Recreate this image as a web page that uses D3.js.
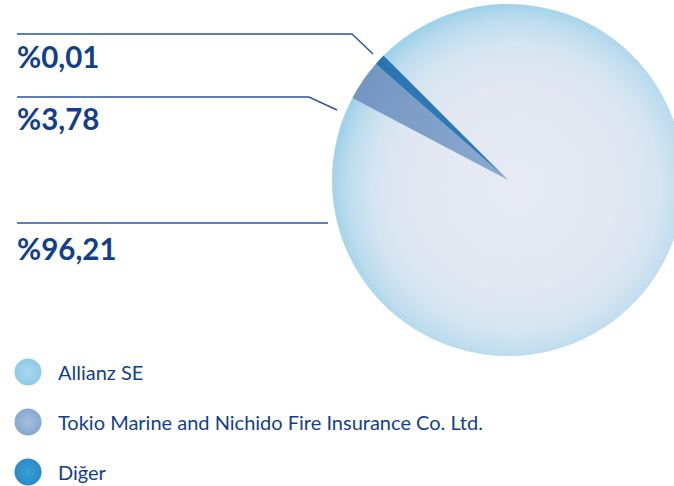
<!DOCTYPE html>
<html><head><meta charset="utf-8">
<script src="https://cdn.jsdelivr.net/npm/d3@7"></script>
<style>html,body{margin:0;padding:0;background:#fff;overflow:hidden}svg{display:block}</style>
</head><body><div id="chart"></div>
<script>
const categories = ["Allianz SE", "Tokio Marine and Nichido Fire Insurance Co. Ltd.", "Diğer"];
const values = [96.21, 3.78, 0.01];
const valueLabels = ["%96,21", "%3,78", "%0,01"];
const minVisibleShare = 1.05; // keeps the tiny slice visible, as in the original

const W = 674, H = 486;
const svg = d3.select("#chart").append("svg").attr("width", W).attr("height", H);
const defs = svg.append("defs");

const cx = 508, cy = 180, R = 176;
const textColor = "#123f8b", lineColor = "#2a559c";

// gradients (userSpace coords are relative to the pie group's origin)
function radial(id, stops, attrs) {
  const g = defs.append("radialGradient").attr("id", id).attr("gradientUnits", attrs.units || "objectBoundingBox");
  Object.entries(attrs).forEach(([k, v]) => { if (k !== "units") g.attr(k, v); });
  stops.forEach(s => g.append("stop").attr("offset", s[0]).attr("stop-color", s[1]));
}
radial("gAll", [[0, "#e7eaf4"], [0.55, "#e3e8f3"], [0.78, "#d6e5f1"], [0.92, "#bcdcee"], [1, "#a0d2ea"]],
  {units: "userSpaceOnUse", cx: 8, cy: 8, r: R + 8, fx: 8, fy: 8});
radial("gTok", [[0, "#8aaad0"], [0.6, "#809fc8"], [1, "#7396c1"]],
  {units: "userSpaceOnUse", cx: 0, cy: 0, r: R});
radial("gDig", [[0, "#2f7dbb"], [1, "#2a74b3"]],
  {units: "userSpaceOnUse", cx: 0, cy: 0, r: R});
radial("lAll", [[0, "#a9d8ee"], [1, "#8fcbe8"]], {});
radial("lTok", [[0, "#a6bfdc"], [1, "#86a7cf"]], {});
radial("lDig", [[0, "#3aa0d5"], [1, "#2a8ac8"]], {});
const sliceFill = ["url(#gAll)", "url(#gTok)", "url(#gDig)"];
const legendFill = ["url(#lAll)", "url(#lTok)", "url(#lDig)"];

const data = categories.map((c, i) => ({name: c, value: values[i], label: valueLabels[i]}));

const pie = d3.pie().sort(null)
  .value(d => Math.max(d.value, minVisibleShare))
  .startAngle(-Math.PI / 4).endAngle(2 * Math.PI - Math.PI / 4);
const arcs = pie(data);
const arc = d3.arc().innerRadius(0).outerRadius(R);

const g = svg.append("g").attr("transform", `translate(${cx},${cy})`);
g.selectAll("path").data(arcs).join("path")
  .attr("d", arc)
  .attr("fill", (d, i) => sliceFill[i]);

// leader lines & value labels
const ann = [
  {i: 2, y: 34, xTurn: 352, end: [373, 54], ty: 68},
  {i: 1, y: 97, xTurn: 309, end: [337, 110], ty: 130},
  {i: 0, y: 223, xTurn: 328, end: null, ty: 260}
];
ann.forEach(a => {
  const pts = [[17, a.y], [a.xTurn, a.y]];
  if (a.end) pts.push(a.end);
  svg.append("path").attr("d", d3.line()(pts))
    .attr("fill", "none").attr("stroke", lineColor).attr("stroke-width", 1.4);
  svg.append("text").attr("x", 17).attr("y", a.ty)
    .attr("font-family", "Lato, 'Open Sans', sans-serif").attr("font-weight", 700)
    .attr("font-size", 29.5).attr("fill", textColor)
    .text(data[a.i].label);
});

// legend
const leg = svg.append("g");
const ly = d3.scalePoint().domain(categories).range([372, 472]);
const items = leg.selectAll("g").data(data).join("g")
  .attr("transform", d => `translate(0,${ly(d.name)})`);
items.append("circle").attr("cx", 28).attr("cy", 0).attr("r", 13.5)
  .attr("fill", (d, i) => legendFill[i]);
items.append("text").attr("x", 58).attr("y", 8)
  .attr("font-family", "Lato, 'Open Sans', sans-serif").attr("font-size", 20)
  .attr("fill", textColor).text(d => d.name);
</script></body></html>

++++

Objective: Extract the lines exactly, please: the first line of the listing, the line with "const data = categories.map((c, i)", and every line between them, but no pictures.

Solution for this task:
Recreate this image as a web page that uses D3.js.
<!DOCTYPE html>
<html><head><meta charset="utf-8">
<script src="https://cdn.jsdelivr.net/npm/d3@7"></script>
<style>html,body{margin:0;padding:0;background:#fff;overflow:hidden}svg{display:block}</style>
</head><body><div id="chart"></div>
<script>
const categories = ["Allianz SE", "Tokio Marine and Nichido Fire Insurance Co. Ltd.", "Diğer"];
const values = [96.21, 3.78, 0.01];
const valueLabels = ["%96,21", "%3,78", "%0,01"];
const minVisibleShare = 1.05; // keeps the tiny slice visible, as in the original

const W = 674, H = 486;
const svg = d3.select("#chart").append("svg").attr("width", W).attr("height", H);
const defs = svg.append("defs");

const cx = 508, cy = 180, R = 176;
const textColor = "#123f8b", lineColor = "#2a559c";

// gradients (userSpace coords are relative to the pie group's origin)
function radial(id, stops, attrs) {
  const g = defs.append("radialGradient").attr("id", id).attr("gradientUnits", attrs.units || "objectBoundingBox");
  Object.entries(attrs).forEach(([k, v]) => { if (k !== "units") g.attr(k, v); });
  stops.forEach(s => g.append("stop").attr("offset", s[0]).attr("stop-color", s[1]));
}
radial("gAll", [[0, "#e7eaf4"], [0.55, "#e3e8f3"], [0.78, "#d6e5f1"], [0.92, "#bcdcee"], [1, "#a0d2ea"]],
  {units: "userSpaceOnUse", cx: 8, cy: 8, r: R + 8, fx: 8, fy: 8});
radial("gTok", [[0, "#8aaad0"], [0.6, "#809fc8"], [1, "#7396c1"]],
  {units: "userSpaceOnUse", cx: 0, cy: 0, r: R});
radial("gDig", [[0, "#2f7dbb"], [1, "#2a74b3"]],
  {units: "userSpaceOnUse", cx: 0, cy: 0, r: R});
radial("lAll", [[0, "#a9d8ee"], [1, "#8fcbe8"]], {});
radial("lTok", [[0, "#a6bfdc"], [1, "#86a7cf"]], {});
radial("lDig", [[0, "#3aa0d5"], [1, "#2a8ac8"]], {});
const sliceFill = ["url(#gAll)", "url(#gTok)", "url(#gDig)"];
const legendFill = ["url(#lAll)", "url(#lTok)", "url(#lDig)"];

const data = categories.map((c, i) => ({name: c, value: values[i], label: valueLabels[i]}));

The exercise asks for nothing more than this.